To me the combination of accomplishments in academics, the arts and some kind of athletic or outdoorsy activity is the trifecta of selective college admissions. To that end, I think climbing or riding would be excellent secondary ECs, no matter what level of achievement the OP’s daughter reaches.
There are always outliers. On the flip side, MIT rejected a kid that built a nuclear reactor in the basement. Neither is your daughter. Focus more on your kid and what is right for her.
@SculptorDad , I wish it was possible for you to take a giant step back and read all of your own posts, and try to get a feel, as an outsider, of you and your child.
Perhaps it is just me, but I feel so sad for your daughter. She sounds like a delightful child who is being stage managed by a person whose intentions may be good, but the long term implications of all this finagling mean that the essence of who she really is, deep down in her soul, is being lost.
Let her explore whatever ECs interest her. Let her dive deeply or skim lightly over the surface of those ECs.

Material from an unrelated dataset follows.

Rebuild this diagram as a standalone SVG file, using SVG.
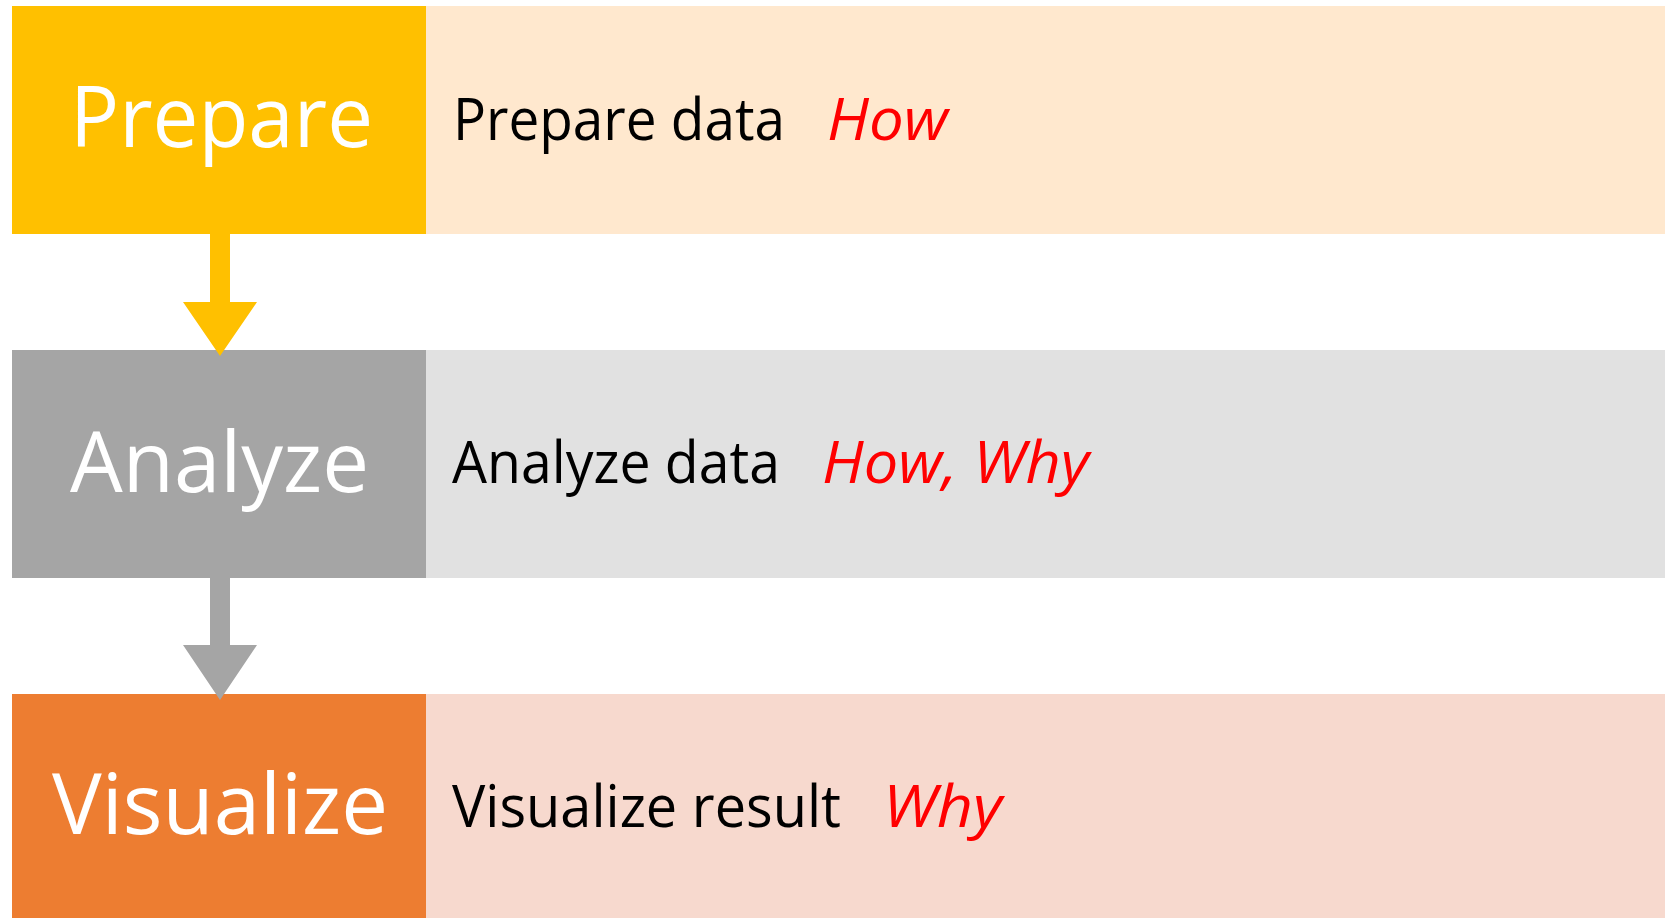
<svg xmlns="http://www.w3.org/2000/svg" width="1665" height="918" viewBox="0 0 1665 918">
<style>
.big{font-family:"Open Sans","Liberation Sans",sans-serif;font-size:85px;fill:#FFFFFF}
.desc{font-family:"Open Sans","Liberation Sans",sans-serif;font-size:59px;fill:#000000}
.em{font-family:"Open Sans","Liberation Sans",sans-serif;font-size:59px;font-style:italic;fill:#FF0000}
</style>
<rect width="1665" height="918" fill="#FFFFFF"/>
<g id="prepare">
<rect x="426" y="6" width="1239" height="228" fill="#FFE8CE"/>
<rect x="12" y="6" width="414" height="228" fill="#FFC000"/>
<text class="big" x="70" y="147" textLength="303" lengthAdjust="spacingAndGlyphs">Prepare</text>
<text class="desc" x="453" y="140" textLength="332" lengthAdjust="spacingAndGlyphs">Prepare data</text>
<text class="em" x="827" y="140" textLength="121" lengthAdjust="spacingAndGlyphs">How</text>
</g>
<g id="analyze">
<rect x="426" y="350" width="1239" height="228" fill="#E1E1E1"/>
<rect x="12" y="350" width="414" height="228" fill="#A5A5A5"/>
<text class="big" x="70" y="492" textLength="299" lengthAdjust="spacingAndGlyphs">Analyze</text>
<text class="desc" x="452" y="483" textLength="328" lengthAdjust="spacingAndGlyphs">Analyze data</text>
<text class="em" x="822" y="483" textLength="267" lengthAdjust="spacingAndGlyphs">How, Why</text>
</g>
<g id="visualize">
<rect x="426" y="694" width="1239" height="230" fill="#F7D9CE"/>
<rect x="12" y="694" width="414" height="230" fill="#ED7D31"/>
<text class="big" x="52" y="834" textLength="336" lengthAdjust="spacingAndGlyphs">Visualize</text>
<text class="desc" x="452" y="827" textLength="389" lengthAdjust="spacingAndGlyphs">Visualize result</text>
<text class="em" x="883" y="827" textLength="119" lengthAdjust="spacingAndGlyphs">Why</text>
</g>
<g id="connectors">
<polygon points="210,233 230,233 230,302 257,302 220,356 183,302 210,302" fill="#FFC000"/>
<polygon points="210,577 230,577 230,645 257,645 220,700 183,645 210,645" fill="#A5A5A5"/>
</g>
</svg>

For all you know, the admissions personnel who read her applications years from now might be charmed by her quirky essay about the artistry of climbing, or in discovering how the sculptual essence of a natural outcropping far outshines anything she has ever created. But that’s only going to happen if she has the time and peace to look around and discover the Zen of rock climbing.
See what I did there? Any darned interest or personal EC can become an admissions hook. But that requires that you back slowly away and let her discover the relationships that link her interests.
Or take a giant leap forward, your D got into all top colleges and made out. Tell us how she’s doing. There must be some dads like that out there but not on CC. Anyone knows what the dads have to say?